A research paper co-authored by Dr Sheeja Sivaprasad, Principal Lecturer in Finance at the University of Westminster, sheds new light on how the COVID-19 pandemic has affected the stock markets of G7 countries.
According to the paper, the uncertainty arising from the COVID-19 pandemic has caused an increase in stock market volatility across the G7 countries dramatically. G7 countries consist of the seven largest IMF-advanced economies in the world, including Canada, France, Germany, Italy, Japan, the United Kingdom and the United States.
In addition to the stock markets, the research also explored the impact of COVID-19 on specific sectors including Consumer Goods, Consumer Services, Financials, Healthcare, Industrials, Materials, Oil and Gas, Technology and Telecommunications and Utilities. The researchers found strong evidence of a crisis in all countries and sectors, suggesting a universal impact from the pandemic. However, not all business sectors were affected with the same intensity or at the same time.
For example, oil, gas and financials were the first sectors to show an impact. COVID-19 volatility represents a demand-driven crisis, with oil and gas as primary inputs for travel. Financials faced the impact of bankruptcies across the real economy.
The researchers identified the Health Care and Consumer services sectors as the most severely affected, which they found to be a reflection on the COVID-19 drug-race and the dire situation of airlines. Telecommunications and Technology were among those that were hit latest and the least severely, as those in lockdown searched for distraction and entertainment online. They also found that the UK and the US were the worst hit countries out of the G7.

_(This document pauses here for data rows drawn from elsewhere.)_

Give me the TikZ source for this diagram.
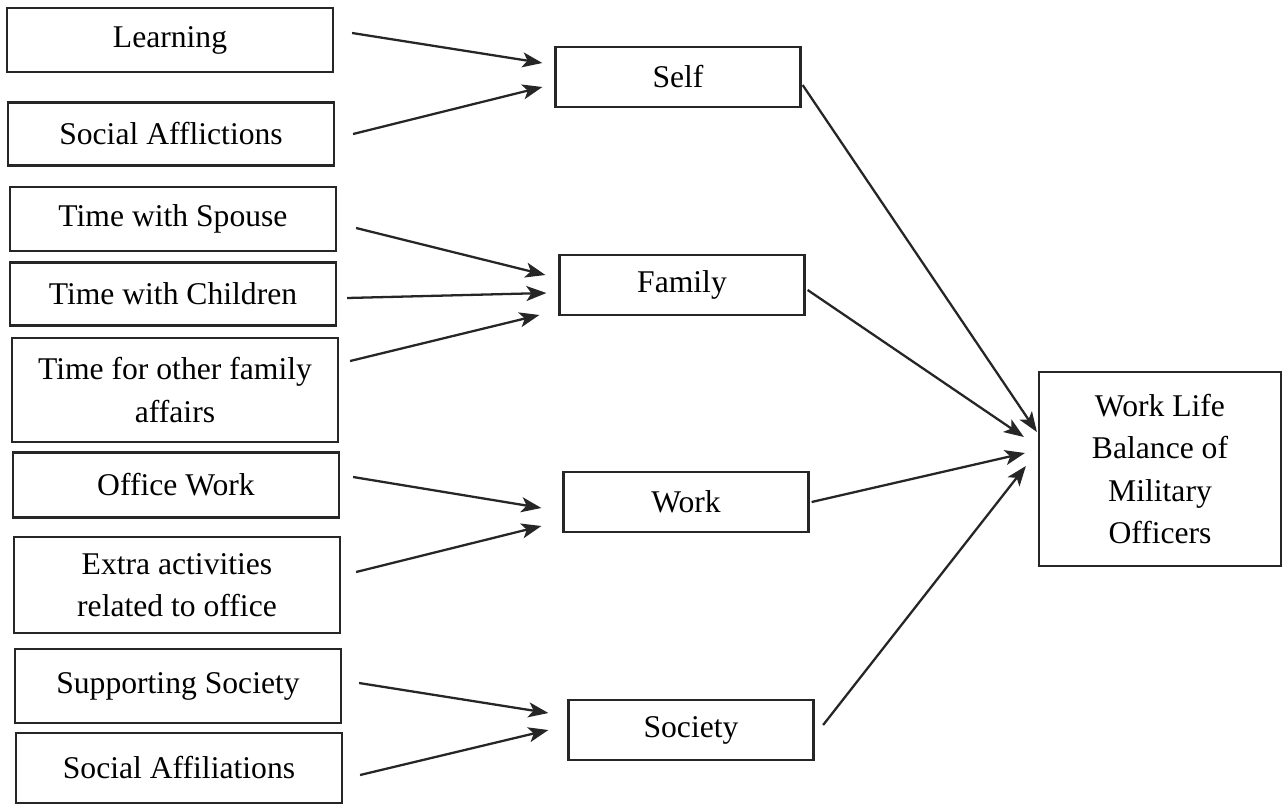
\documentclass[tikz,border=0pt]{standalone}
\usepackage{fontspec}
\setmainfont{Liberation Serif}
\usetikzlibrary{arrows.meta}

\begin{document}
\begin{tikzpicture}[x=0.02cm,y=-0.02cm,
		box/.style={draw=black!85, line width=1.3pt, fill=white, inner sep=0pt, minimum width=6.52cm, align=center, font=\fontsize{18}{24}\selectfont},
		dim/.style={box, minimum width=4.9cm, minimum height=1.2cm},
		arr/.style={draw=black!85, line width=1.3pt, -{Stealth[length=4mm,width=3mm,inset=1mm]}}]
			\useasboundingbox (0,0) rectangle (1283,805);
			\node[box, minimum height=1.28cm](f1) at (170,40){Learning};
			\node[box, minimum height=1.26cm](f2) at (171,134){Social Afflictions};
			\node[box, minimum height=1.28cm](f3) at (173,219){Time with Spouse};
			\node[box, minimum height=1.26cm](f4) at (173,294){Time with Children};
			\node[box, minimum height=2.08cm](f5) at (175,390){Time for other family\\affairs};
			\node[box, minimum height=1.3cm](f6) at (176,485){Office Work};
			\node[box, minimum height=1.92cm](f7) at (177,585){Extra activities\\related to office};
			\node[box, minimum height=1.48cm](f8) at (178,686){Supporting Society};
			\node[box, minimum height=1.4cm](f9) at (179,768){Social Affiliations};
			\node[dim](d1) at (678,77){Self};
			\node[dim](d2) at (682,285){Family};
			\node[dim](d3) at (686,502){Work};
			\node[dim](d4) at (691,730){Society};
			\node[box, minimum width=4.84cm, minimum height=3.88cm](wlb) at (1160,469){Work Life\\Balance of\\Military\\Officers};
			\draw[arr] ([xshift=.36cm,yshift=.14cm]f1.east) -- ([xshift=-.24cm,yshift=.28cm]d1.west);
			\draw[arr] ([xshift=.36cm]f2.east) -- ([xshift=-.24cm,yshift=-.2cm]d1.west);
			\draw[arr] ([xshift=.38cm,yshift=-.18cm]f3.east) -- ([xshift=-.26cm,yshift=.2cm]d2.west);
			\draw[arr] ([xshift=.2cm,yshift=-.08cm]f4.east) -- ([xshift=-.24cm,yshift=-.16cm]d2.west);
			\draw[arr] ([xshift=.22cm,yshift=.58cm]f5.east) -- ([xshift=-.38cm,yshift=-.6cm]d2.west);
			\draw[arr] ([xshift=.26cm,yshift=.16cm]f6.east) -- ([xshift=-.42cm,yshift=-.12cm]d3.west);
			\draw[arr] ([xshift=.3cm,yshift=.26cm]f7.east) -- ([xshift=-.42cm,yshift=-.48cm]d3.west);
			\draw[arr] ([xshift=.34cm,yshift=.06cm]f8.east) -- ([xshift=-.38cm,yshift=.34cm]d4.west);
			\draw[arr] ([xshift=.34cm,yshift=-.14cm]f9.east) -- ([xshift=-.38cm]d4.west);
			\draw[arr] ([xshift=.02cm,yshift=-.16cm]d1.east) -- ([xshift=-.02cm,yshift=.74cm]wlb.west);
			\draw[arr] ([xshift=.04cm,yshift=-.1cm]d2.east) -- ([xshift=-.28cm,yshift=.64cm]wlb.west);
			\draw[arr] ([xshift=.04cm]d3.east) -- ([xshift=-.26cm,yshift=.32cm]wlb.west);
			\draw[arr] ([xshift=.17cm,yshift=.1cm]d4.east) -- ([xshift=-.24cm,yshift=.06cm]wlb.west);
			\end{tikzpicture}
\end{document}
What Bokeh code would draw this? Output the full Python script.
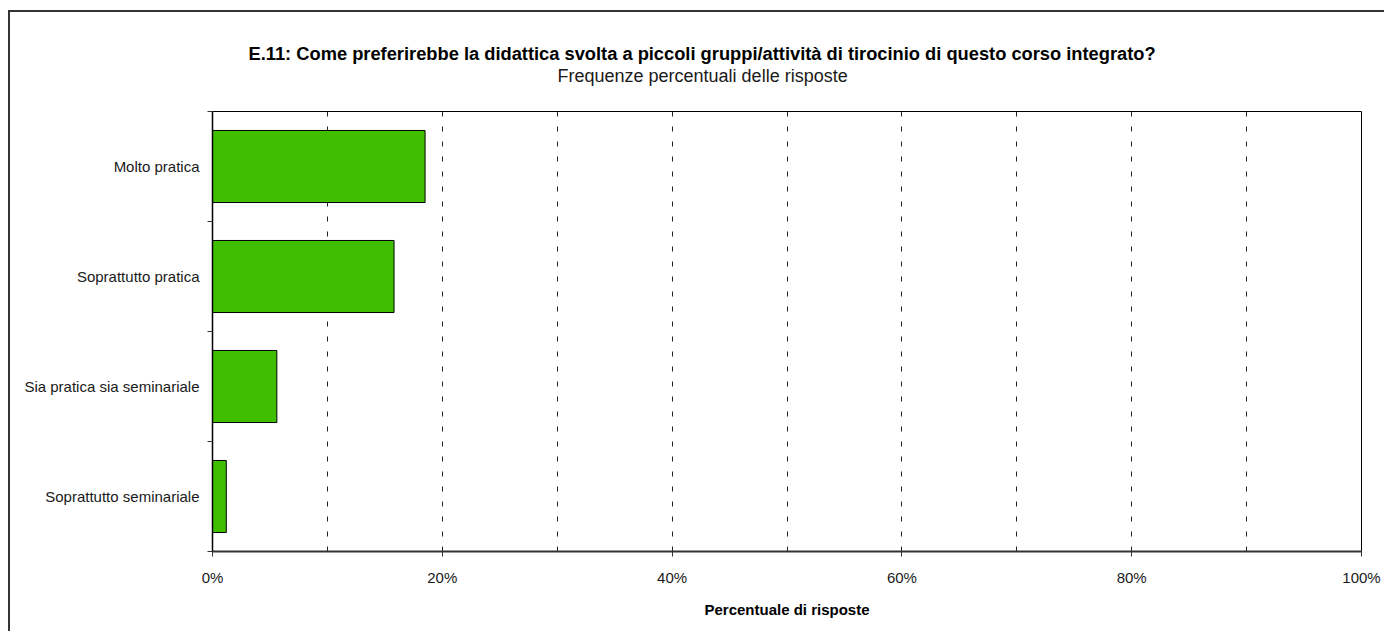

The study was undertaken by researchers from the University of Westminster, Queen Mary University of London, the University of Kent and Lancaster University Management School.
Talking about the research, Dr Sheeja Sivaprasad said: “In our opinion, this is the first study that examines the effects of the pandemic across key global markets such as that of the G7. It is relevant as it undertakes sectoral investigation to analyse which sectors were affected first and worst relative to others.”